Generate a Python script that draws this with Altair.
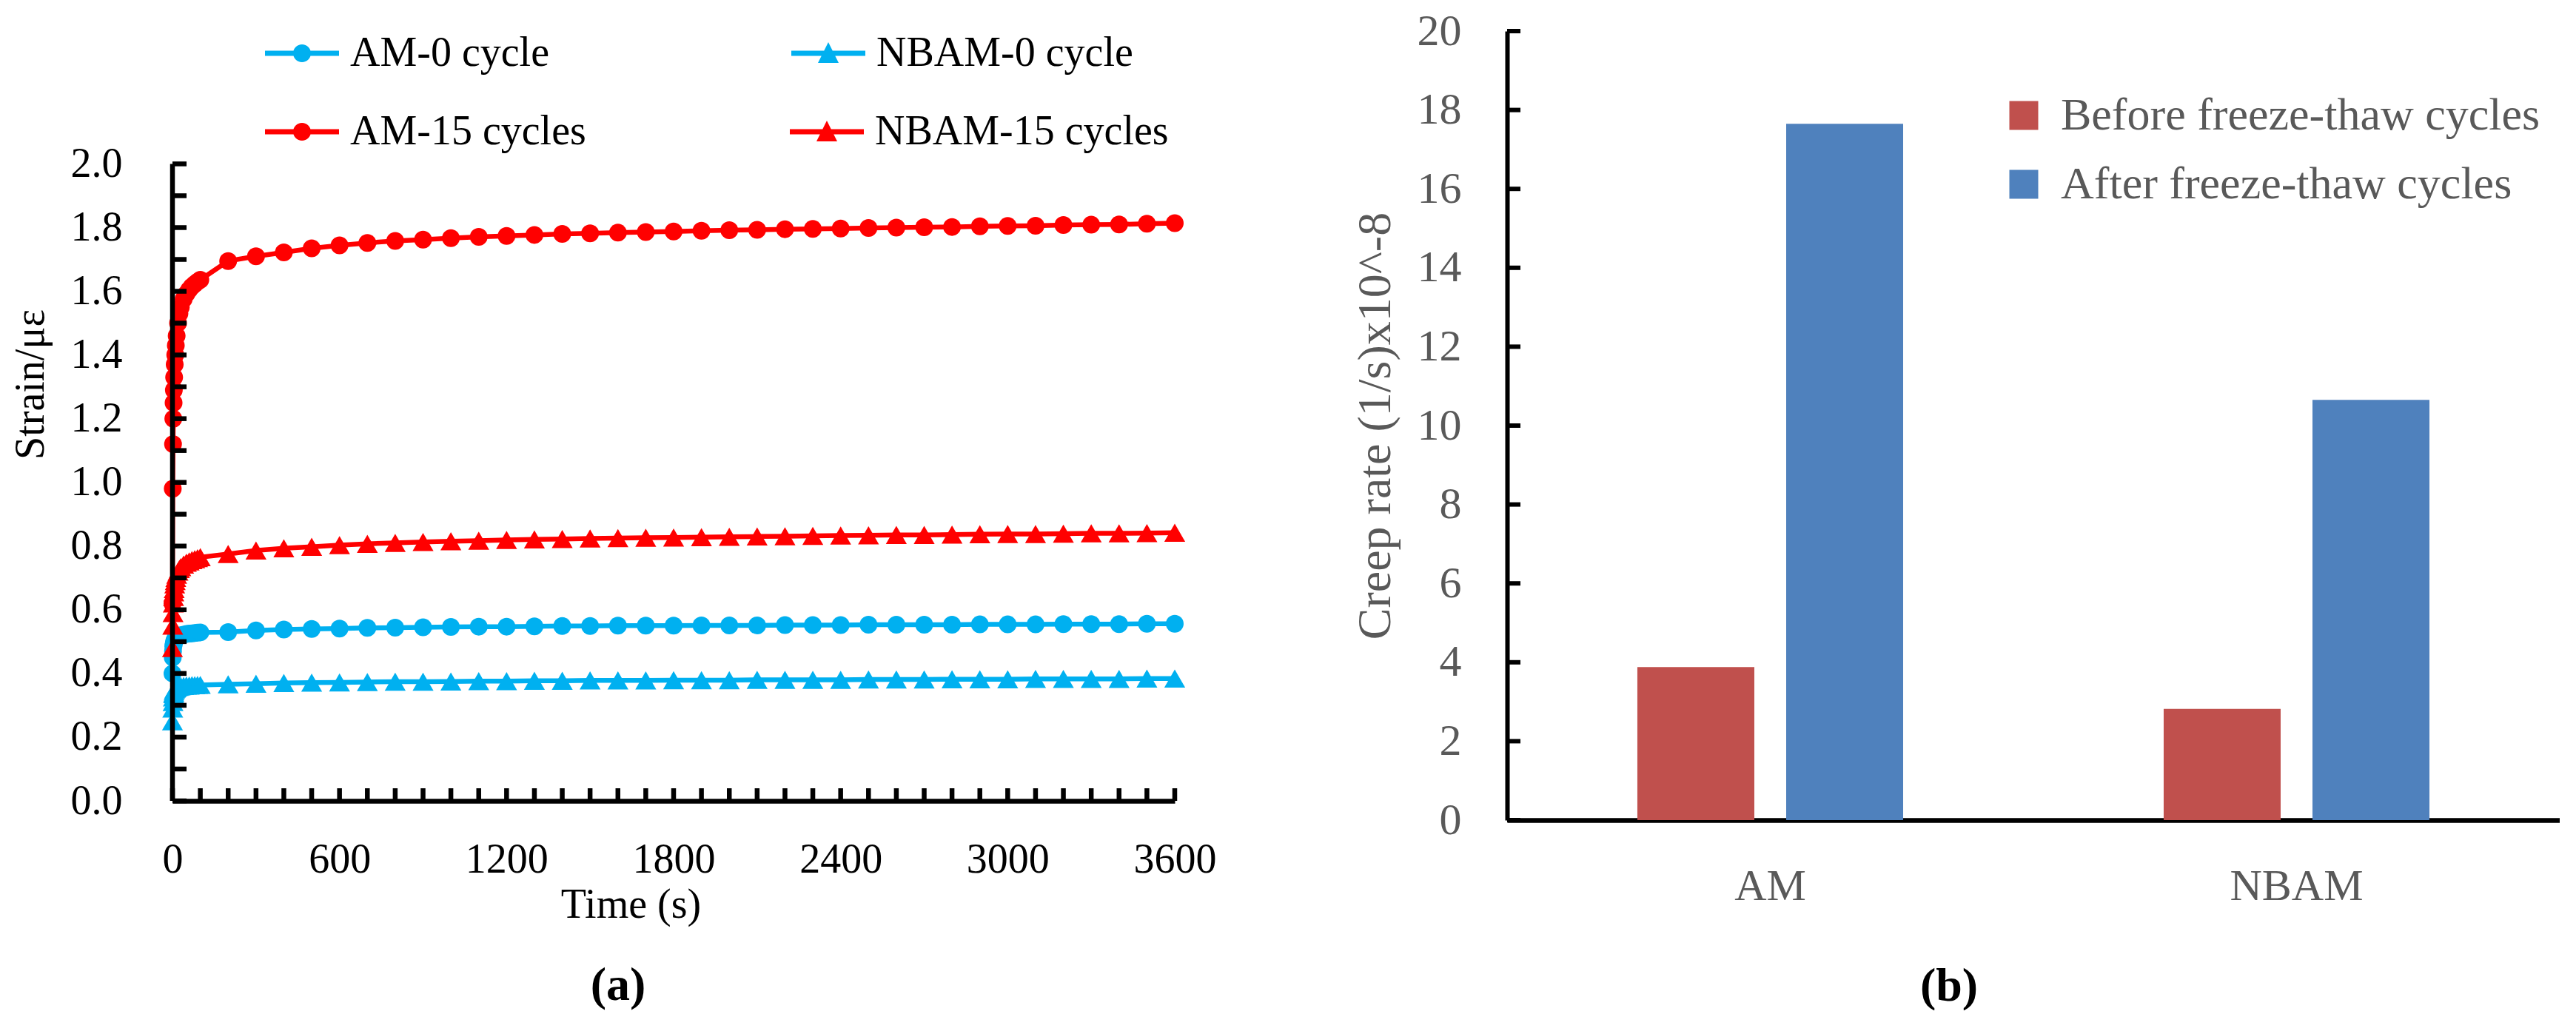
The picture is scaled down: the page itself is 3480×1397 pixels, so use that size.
import altair as alt
import pandas as pd

FONT = "Liberation Serif"

# ---------------- Panel (a) data ----------------
time_s = [0, 1, 2, 3, 4, 5, 6, 8, 10, 12, 15, 20, 25, 30, 40, 50, 60, 70, 80, 90, 100,
          200, 300, 400, 500, 600, 700, 800, 900, 1000, 1100, 1200, 1300, 1400, 1500,
          1600, 1700, 1800, 1900, 2000, 2100, 2200, 2300, 2400, 2500, 2600, 2700, 2800,
          2900, 3000, 3100, 3200, 3300, 3400, 3500, 3600]

am_0 = [0.40, 0.45, 0.47, 0.485, 0.49, 0.495, 0.50, 0.505, 0.508, 0.51, 0.513, 0.516, 0.518,
        0.52, 0.522, 0.524, 0.525, 0.526, 0.527, 0.528, 0.529,
        0.530, 0.535, 0.538, 0.540, 0.541, 0.543, 0.544, 0.545, 0.546, 0.547, 0.547, 0.548,
        0.549, 0.549, 0.550, 0.550, 0.550, 0.551, 0.551, 0.551, 0.552, 0.552, 0.552, 0.553,
        0.553, 0.553, 0.553, 0.554, 0.554, 0.554, 0.555, 0.555, 0.555, 0.556, 0.556]

nbam_0 = [0.25, 0.29, 0.31, 0.325, 0.335, 0.34, 0.345, 0.35, 0.352, 0.354, 0.356, 0.358, 0.359,
          0.36, 0.361, 0.362, 0.362, 0.363, 0.363, 0.364, 0.364,
          0.366, 0.368, 0.370, 0.371, 0.372, 0.373, 0.374, 0.374, 0.375, 0.376, 0.376, 0.377,
          0.377, 0.378, 0.378, 0.378, 0.379, 0.379, 0.379, 0.380, 0.380, 0.380, 0.380, 0.381,
          0.381, 0.381, 0.382, 0.382, 0.382, 0.383, 0.383, 0.383, 0.383, 0.384, 0.384]

am_15 = [0.62, 0.98, 1.12, 1.20, 1.25, 1.29, 1.33, 1.37, 1.40, 1.43, 1.46, 1.50, 1.53,
         1.55, 1.575, 1.592, 1.605, 1.615, 1.623, 1.63, 1.636,
         1.695, 1.710, 1.722, 1.735, 1.744, 1.752, 1.758, 1.762, 1.767, 1.771, 1.774, 1.777,
         1.780, 1.782, 1.784, 1.786, 1.788, 1.790, 1.792, 1.793, 1.795, 1.796, 1.797, 1.799,
         1.800, 1.801, 1.802, 1.804, 1.805, 1.806, 1.808, 1.809, 1.810, 1.812, 1.814]

nbam_15 = [0.48, 0.55, 0.59, 0.62, 0.64, 0.655, 0.665, 0.68, 0.69, 0.70, 0.71, 0.72, 0.728,
           0.734, 0.742, 0.748, 0.752, 0.756, 0.759, 0.762, 0.765,
           0.775, 0.786, 0.793, 0.798, 0.803, 0.807, 0.810, 0.813, 0.815, 0.817, 0.819, 0.821,
           0.822, 0.824, 0.825, 0.826, 0.827, 0.828, 0.829, 0.830, 0.831, 0.832, 0.833, 0.834,
           0.835, 0.835, 0.836, 0.837, 0.838, 0.838, 0.839, 0.840, 0.840, 0.841, 0.842]

series_names = ["AM-0 cycle", "NBAM-0 cycle", "AM-15 cycles", "NBAM-15 cycles"]
series_kind = ["AM", "NBAM", "AM", "NBAM"]
series_colors = ["#00B0F0", "#00B0F0", "#FF0000", "#FF0000"]
blue_series = ["AM-0 cycle", "NBAM-0 cycle"]
red_series = ["AM-15 cycles", "NBAM-15 cycles"]

x_labels = [0, 600, 1200, 1800, 2400, 3000, 3600]
x_ticks = [0, 100, 200, 300, 400, 500, 600, 700, 800, 900, 1000, 1100, 1200, 1300, 1400,
           1500, 1600, 1700, 1800, 1900, 2000, 2100, 2200, 2300, 2400, 2500, 2600, 2700,
           2800, 2900, 3000, 3100, 3200, 3300, 3400, 3500, 3600]
y_labels = [0.0, 0.2, 0.4, 0.6, 0.8, 1.0, 1.2, 1.4, 1.6, 1.8, 2.0]
y_ticks = [0.0, 0.1, 0.2, 0.3, 0.4, 0.5, 0.6, 0.7, 0.8, 0.9, 1.0, 1.1, 1.2, 1.3, 1.4, 1.5,
           1.6, 1.7, 1.8, 1.9, 2.0]
y_axis_range = [0.0, 2.0]

# ---------------- Panel (b) data ----------------
groups = ["AM", "NBAM"]
conditions = ["Before freeze-thaw cycles", "After freeze-thaw cycles"]
before_vals = [3.88, 2.82]
after_vals = [17.65, 10.65]
bar_colors = ["#C0504D", "#4F81BD"]
b_labels = [0, 2, 4, 6, 8, 10, 12, 14, 16, 18, 20]

# ---------------- build tables ----------------
rows = []
for name, kind, vals in zip(series_names, series_kind, [am_0, nbam_0, am_15, nbam_15]):
    for t, v in zip(time_s, vals):
        rows.append({"series": name, "kind": kind, "time": t, "strain": v})
df_a = pd.DataFrame(rows)

rows_b = []
for g, bv, av in zip(groups, before_vals, after_vals):
    rows_b.append({"group": g, "condition": conditions[0], "rate": bv})
    rows_b.append({"group": g, "condition": conditions[1], "rate": av})
df_b = pd.DataFrame(rows_b)

# ---------------- Panel (a) ----------------
WA, HA = 1354, 1040
xs = alt.Scale(domain=[0, 3600], nice=False, zero=False)
ys = alt.Scale(domain=[0, 2.417], nice=False, zero=True)
cscale = alt.Scale(domain=series_names, range=series_colors)

x_axis = alt.Axis(values=x_labels, format="d", title="Time (s)", ticks=False, grid=False,
                  domainColor="black", domainWidth=6.5, labelFont=FONT, labelFontSize=56,
                  labelColor="black", labelPadding=52, labelFlush=False, labelLimit=0,
                  titleFont=FONT, titleFontSize=56, titleFontWeight="normal",
                  titleColor="black", titleX=619, titleY=140, titleBaseline="middle")
y_axis = alt.Axis(values=y_labels, format=".1f", title="Strain/με", ticks=False, grid=False,
                  domain=False, labelFont=FONT, labelFontSize=56,
                  labelColor="black", labelPadding=68, labelLimit=0,
                  titleFont=FONT, titleFontSize=56, titleFontWeight="normal",
                  titleColor="black", titleX=-192, titleY=477, titleBaseline="middle",
                  titleAngle=270)

X = alt.X("time:Q", scale=xs, axis=x_axis)
Y = alt.Y("strain:Q", scale=ys, axis=y_axis)
C = alt.Color("series:N", scale=cscale, legend=None)

base_a = alt.Chart(df_a)
lines = base_a.mark_line(strokeWidth=6.5).encode(x=X, y=Y, color=C)
circles = base_a.transform_filter("datum.kind == 'AM'").mark_circle(
    size=576, opacity=1).encode(x=X, y=Y, color=C)
triangles = base_a.transform_filter("datum.kind == 'NBAM'").mark_point(
    shape="triangle-up", filled=True, size=800, opacity=1, strokeWidth=0).encode(
    x=X, y=Y, color=C)

path_circle = ("M-1,-0.07 L1,-0.07 L1,0.07 L-1,0.07 Z "
               "M0.24,0 A0.24,0.24 0 1,1 -0.24,0 A0.24,0.24 0 1,1 0.24,0 Z")
path_tri = ("M-1,-0.07 L1,-0.07 L1,0.07 L-1,0.07 Z "
            "M0,-0.3 L0.28,0.26 L-0.28,0.26 Z")


def legend_row(names, colour, ly, colpad):
    leg = alt.Legend(orient="none", legendX=125, legendY=ly, direction="horizontal",
                     columnPadding=colpad, symbolSize=10000, labelFont=FONT,
                     labelFontSize=56, labelColor="black", labelOffset=15, title=None,
                     symbolStrokeWidth=0, labelLimit=0)
    return base_a.transform_filter("datum.time < 0").mark_point(
        filled=True, size=10000, opacity=1, strokeWidth=0, color=colour).encode(
        x=X, y=Y,
        shape=alt.Shape("series:N", scale=alt.Scale(domain=names,
                        range=[path_circle, path_tri]), legend=leg),
    )


leg_blue = legend_row(blue_series, "#00B0F0", -20, 326)
leg_red = legend_row(red_series, "#FF0000", 86, 275)

xt_rules = alt.Chart(pd.DataFrame({"time": x_ticks})).mark_rule(
    color="black", strokeWidth=6.5).encode(x=X, y=alt.value(HA), y2=alt.value(HA - 17))
yt_rules = alt.Chart(pd.DataFrame({"strain": y_ticks})).mark_rule(
    color="black", strokeWidth=6.5).encode(y=Y, x=alt.value(0), x2=alt.value(19))
y_line = alt.Chart(pd.DataFrame({"strain": [y_axis_range[0]], "top": [y_axis_range[1]]})).mark_rule(
    color="black", strokeWidth=6.5).encode(y=Y, y2="top:Q", x=alt.value(0))

panel_a = alt.layer(lines, circles, triangles, leg_blue, leg_red, xt_rules, yt_rules,
                    y_line).resolve_scale(shape="independent").properties(
    width=WA, height=HA,
    title=alt.TitleParams("(a)", orient="bottom", font=FONT, fontSize=64, fontWeight="bold",
                          color="black", offset=50, dx=-75, anchor="middle"),
)

# ---------------- Panel (b) ----------------
WB, HB = 1422, 1066
ysb = alt.Scale(domain=[0, 20], nice=False)
yb_axis = alt.Axis(values=b_labels, title="Creep rate (1/s)x10^-8", ticks=False,
                   grid=False, domainColor="black", domainWidth=6, labelFont=FONT,
                   labelFontSize=60, labelColor="#595959", labelPadding=62, labelLimit=0,
                   titleFont=FONT, titleFontSize=64, titleFontWeight="normal",
                   titleColor="#595959", titleX=-178, titleY=533,
                   titleBaseline="middle", titleAngle=270)
YB = alt.Y("rate:Q", scale=ysb, axis=yb_axis)
bars = alt.Chart(df_b).mark_bar().encode(
    x=alt.X("group:N", sort=groups,
            scale=alt.Scale(domain=groups, paddingInner=0.495, paddingOuter=0.2475),
            axis=alt.Axis(title=None, labelAngle=0, ticks=False, domainColor="black",
                          domainWidth=6.5, labelFont=FONT, labelFontSize=60, labelLimit=0,
                          labelColor="#595959", labelPadding=60)),
    xOffset=alt.XOffset("condition:N", sort=conditions,
                        scale=alt.Scale(domain=conditions, paddingInner=0.214, paddingOuter=0)),
    y=YB,
    color=alt.Color("condition:N",
                    scale=alt.Scale(domain=conditions, range=bar_colors),
                    legend=alt.Legend(orient="none", legendX=667, legendY=83, title=None,
                                      symbolType="square", symbolSize=1521, labelFont=FONT,
                                      labelFontSize=62, labelColor="#595959", labelOffset=19,
                                      rowPadding=31, symbolStrokeWidth=0, labelLimit=0)),
)
yb_rules = alt.Chart(pd.DataFrame({"rate": b_labels})).mark_rule(
    color="black", strokeWidth=6).encode(y=YB, x=alt.value(0), x2=alt.value(18))
panel_b = alt.layer(bars, yb_rules).properties(
    width=WB, height=HB,
    title=alt.TitleParams("(b)", orient="bottom", font=FONT, fontSize=64, fontWeight="bold",
                          color="black", offset=74, dx=-114, anchor="middle"),
)

chart = alt.hconcat(panel_a, panel_b, spacing=183).properties(
    padding={"left": 5, "top": 4, "right": 0, "bottom": 0}
).configure_view(stroke=None).resolve_scale(color="independent")

chart.save("out.html", embed_options={"renderer": "svg", "actions": False})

========

Nothing outside the span should appear: copy exactly from the line with "The picture is" through the line with "0.555, 0.556, 0.556]".

▸ **In response**:
The picture is scaled down: the page itself is 3480×1397 pixels, so use that size.
import altair as alt
import pandas as pd

FONT = "Liberation Serif"

# ---------------- Panel (a) data ----------------
time_s = [0, 1, 2, 3, 4, 5, 6, 8, 10, 12, 15, 20, 25, 30, 40, 50, 60, 70, 80, 90, 100,
          200, 300, 400, 500, 600, 700, 800, 900, 1000, 1100, 1200, 1300, 1400, 1500,
          1600, 1700, 1800, 1900, 2000, 2100, 2200, 2300, 2400, 2500, 2600, 2700, 2800,
          2900, 3000, 3100, 3200, 3300, 3400, 3500, 3600]

am_0 = [0.40, 0.45, 0.47, 0.485, 0.49, 0.495, 0.50, 0.505, 0.508, 0.51, 0.513, 0.516, 0.518,
        0.52, 0.522, 0.524, 0.525, 0.526, 0.527, 0.528, 0.529,
        0.530, 0.535, 0.538, 0.540, 0.541, 0.543, 0.544, 0.545, 0.546, 0.547, 0.547, 0.548,
        0.549, 0.549, 0.550, 0.550, 0.550, 0.551, 0.551, 0.551, 0.552, 0.552, 0.552, 0.553,
        0.553, 0.553, 0.553, 0.554, 0.554, 0.554, 0.555, 0.555, 0.555, 0.556, 0.556]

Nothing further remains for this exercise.